Sintetizziamo: qualcuno sostiene non occorra la parlamentarizzazione, invece è giusto che la decisione se andare a votare o meno si assuma lì, la sede naturale. Corretto?
La parlamentarizzazione della crisi è fondamentale. E non ci si può accontentare di formule chimiche e matematiche per avere comunque i numeri di una maggioranza che tiri avanti per qualche tempo, ma occorre guardare ai contenuti e agli obiettivi. La prima cosa da fare è essere trasparenti.

Quella trasparenza che oggi manca, non mancano invece i calcoli politici…
È così, e soprattutto vediamo come questi calcoli vengano troppo spesso appoggiati da richiami alla Costituzione o alle sue modifiche, del tutto fuori luogo. Perché la discussione sulla Costituzione deve rimanere nell’ambito costituzionale e non diventare uno strumento per affrontare le questioni di politica quotidiana che oggi sono in ballo.

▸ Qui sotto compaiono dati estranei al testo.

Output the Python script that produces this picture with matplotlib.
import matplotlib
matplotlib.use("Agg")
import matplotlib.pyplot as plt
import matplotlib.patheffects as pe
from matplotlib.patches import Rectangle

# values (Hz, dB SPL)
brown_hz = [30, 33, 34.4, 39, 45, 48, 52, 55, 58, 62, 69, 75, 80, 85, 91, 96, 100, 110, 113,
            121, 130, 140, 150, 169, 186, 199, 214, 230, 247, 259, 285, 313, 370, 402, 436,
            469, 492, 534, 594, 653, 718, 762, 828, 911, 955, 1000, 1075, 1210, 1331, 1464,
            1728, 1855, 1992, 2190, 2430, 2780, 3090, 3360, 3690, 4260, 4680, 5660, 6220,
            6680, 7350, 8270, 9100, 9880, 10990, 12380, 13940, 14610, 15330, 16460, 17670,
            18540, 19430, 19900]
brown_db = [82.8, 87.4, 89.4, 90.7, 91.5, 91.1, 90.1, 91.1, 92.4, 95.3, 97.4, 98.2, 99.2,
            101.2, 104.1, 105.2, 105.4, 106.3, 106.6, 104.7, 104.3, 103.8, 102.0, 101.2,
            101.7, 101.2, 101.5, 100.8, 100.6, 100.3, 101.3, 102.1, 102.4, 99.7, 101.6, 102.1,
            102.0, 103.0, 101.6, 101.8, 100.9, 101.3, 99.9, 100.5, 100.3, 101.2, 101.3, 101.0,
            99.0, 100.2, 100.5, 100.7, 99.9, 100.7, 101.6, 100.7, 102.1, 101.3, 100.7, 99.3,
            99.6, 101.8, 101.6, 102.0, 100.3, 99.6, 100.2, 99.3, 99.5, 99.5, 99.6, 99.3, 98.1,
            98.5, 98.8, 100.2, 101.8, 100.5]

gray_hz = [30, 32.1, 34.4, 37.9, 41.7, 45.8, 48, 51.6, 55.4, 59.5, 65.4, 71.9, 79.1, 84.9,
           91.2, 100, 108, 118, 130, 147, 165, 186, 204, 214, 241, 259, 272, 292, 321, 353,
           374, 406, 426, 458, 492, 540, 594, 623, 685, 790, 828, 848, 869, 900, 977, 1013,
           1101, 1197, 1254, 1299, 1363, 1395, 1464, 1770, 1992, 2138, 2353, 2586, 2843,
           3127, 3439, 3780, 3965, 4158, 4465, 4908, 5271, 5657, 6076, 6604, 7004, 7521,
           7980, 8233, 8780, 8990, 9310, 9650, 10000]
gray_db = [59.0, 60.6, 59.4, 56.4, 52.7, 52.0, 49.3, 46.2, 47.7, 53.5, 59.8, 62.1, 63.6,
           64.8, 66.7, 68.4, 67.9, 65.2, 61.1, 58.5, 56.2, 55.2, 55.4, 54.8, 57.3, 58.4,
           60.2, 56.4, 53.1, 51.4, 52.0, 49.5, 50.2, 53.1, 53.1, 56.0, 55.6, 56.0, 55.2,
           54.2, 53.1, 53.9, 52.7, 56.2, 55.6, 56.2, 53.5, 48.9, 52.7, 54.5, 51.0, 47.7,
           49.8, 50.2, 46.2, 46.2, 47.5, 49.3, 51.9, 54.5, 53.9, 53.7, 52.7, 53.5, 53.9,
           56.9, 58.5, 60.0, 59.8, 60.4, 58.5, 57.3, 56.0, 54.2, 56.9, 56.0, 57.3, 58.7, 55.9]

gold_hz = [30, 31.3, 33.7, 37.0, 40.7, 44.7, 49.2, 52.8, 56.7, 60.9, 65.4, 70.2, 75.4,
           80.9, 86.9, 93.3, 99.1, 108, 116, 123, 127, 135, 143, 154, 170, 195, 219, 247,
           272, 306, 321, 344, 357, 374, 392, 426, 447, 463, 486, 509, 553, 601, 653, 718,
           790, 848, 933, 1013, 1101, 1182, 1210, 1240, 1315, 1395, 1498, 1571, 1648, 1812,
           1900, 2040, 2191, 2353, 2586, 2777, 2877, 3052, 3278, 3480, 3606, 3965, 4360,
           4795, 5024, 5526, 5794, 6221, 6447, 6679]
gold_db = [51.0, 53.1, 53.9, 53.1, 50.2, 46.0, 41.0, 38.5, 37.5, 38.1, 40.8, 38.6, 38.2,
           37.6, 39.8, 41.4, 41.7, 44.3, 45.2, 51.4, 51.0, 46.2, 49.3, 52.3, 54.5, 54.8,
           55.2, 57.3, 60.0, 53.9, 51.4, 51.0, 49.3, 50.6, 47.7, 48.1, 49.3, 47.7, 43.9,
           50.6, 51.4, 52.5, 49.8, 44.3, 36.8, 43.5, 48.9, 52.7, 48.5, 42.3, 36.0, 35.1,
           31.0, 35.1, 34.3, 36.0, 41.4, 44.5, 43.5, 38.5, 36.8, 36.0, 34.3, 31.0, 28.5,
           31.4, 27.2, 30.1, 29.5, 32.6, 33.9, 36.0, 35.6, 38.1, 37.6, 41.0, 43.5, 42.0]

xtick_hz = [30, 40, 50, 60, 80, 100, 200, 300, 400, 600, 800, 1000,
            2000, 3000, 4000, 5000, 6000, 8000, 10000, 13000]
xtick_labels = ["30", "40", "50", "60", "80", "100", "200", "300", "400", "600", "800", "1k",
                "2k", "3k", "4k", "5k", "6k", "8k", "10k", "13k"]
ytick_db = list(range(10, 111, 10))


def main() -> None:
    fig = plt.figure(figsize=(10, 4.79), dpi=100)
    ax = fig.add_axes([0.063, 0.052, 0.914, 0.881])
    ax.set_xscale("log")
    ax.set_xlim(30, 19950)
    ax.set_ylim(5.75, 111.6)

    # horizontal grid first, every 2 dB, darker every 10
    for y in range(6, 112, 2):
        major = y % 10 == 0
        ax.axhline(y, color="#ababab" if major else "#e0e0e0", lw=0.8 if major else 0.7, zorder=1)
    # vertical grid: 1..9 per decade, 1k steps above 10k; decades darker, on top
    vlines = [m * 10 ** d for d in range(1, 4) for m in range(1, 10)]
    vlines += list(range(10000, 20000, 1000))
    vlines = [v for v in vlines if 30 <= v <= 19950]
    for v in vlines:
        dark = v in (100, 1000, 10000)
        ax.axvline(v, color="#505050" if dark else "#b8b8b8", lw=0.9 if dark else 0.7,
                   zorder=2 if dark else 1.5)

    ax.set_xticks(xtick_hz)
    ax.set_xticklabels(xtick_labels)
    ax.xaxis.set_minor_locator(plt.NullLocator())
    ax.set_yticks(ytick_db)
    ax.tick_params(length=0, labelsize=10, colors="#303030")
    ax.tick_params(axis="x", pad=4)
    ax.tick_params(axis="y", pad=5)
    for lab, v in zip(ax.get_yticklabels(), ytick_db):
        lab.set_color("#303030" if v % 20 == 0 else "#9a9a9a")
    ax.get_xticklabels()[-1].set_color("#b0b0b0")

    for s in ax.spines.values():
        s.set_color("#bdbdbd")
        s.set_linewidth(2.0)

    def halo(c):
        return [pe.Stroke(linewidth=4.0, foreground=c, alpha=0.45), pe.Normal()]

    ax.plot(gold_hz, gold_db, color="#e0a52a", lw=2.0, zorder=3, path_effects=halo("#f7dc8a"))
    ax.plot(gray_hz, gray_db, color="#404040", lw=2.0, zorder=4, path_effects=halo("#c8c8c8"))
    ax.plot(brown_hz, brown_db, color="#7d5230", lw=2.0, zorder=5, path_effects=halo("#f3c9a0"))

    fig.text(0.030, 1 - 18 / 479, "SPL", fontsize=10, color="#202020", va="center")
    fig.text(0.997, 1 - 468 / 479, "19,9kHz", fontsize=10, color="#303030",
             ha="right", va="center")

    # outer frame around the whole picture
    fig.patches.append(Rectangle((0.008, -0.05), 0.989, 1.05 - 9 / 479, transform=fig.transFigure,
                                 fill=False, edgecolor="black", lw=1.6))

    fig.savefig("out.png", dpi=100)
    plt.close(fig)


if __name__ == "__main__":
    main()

Si parla di un Governo istituzionale, o del presidente, o chiamato con altre formule, e circola anche il suo nome nell’ipotetica rosa…
Il mio nome non circola, non sono stato cercato da nessuno e partecipo come tutti alla discussione portando il mio contributo e la mia esperienza di studioso.

 

Se ricevesse però una telefonata…
‘Se fossi, se potessi, se dovessi, erano tre fessi che giravano il mondo’ recita un antico proverbio cinese. Se ricevessi, potrei: prima il congiuntivo, poi il condizionale. Ma al momento, ripeto, non circola nulla e non sono stato cercato.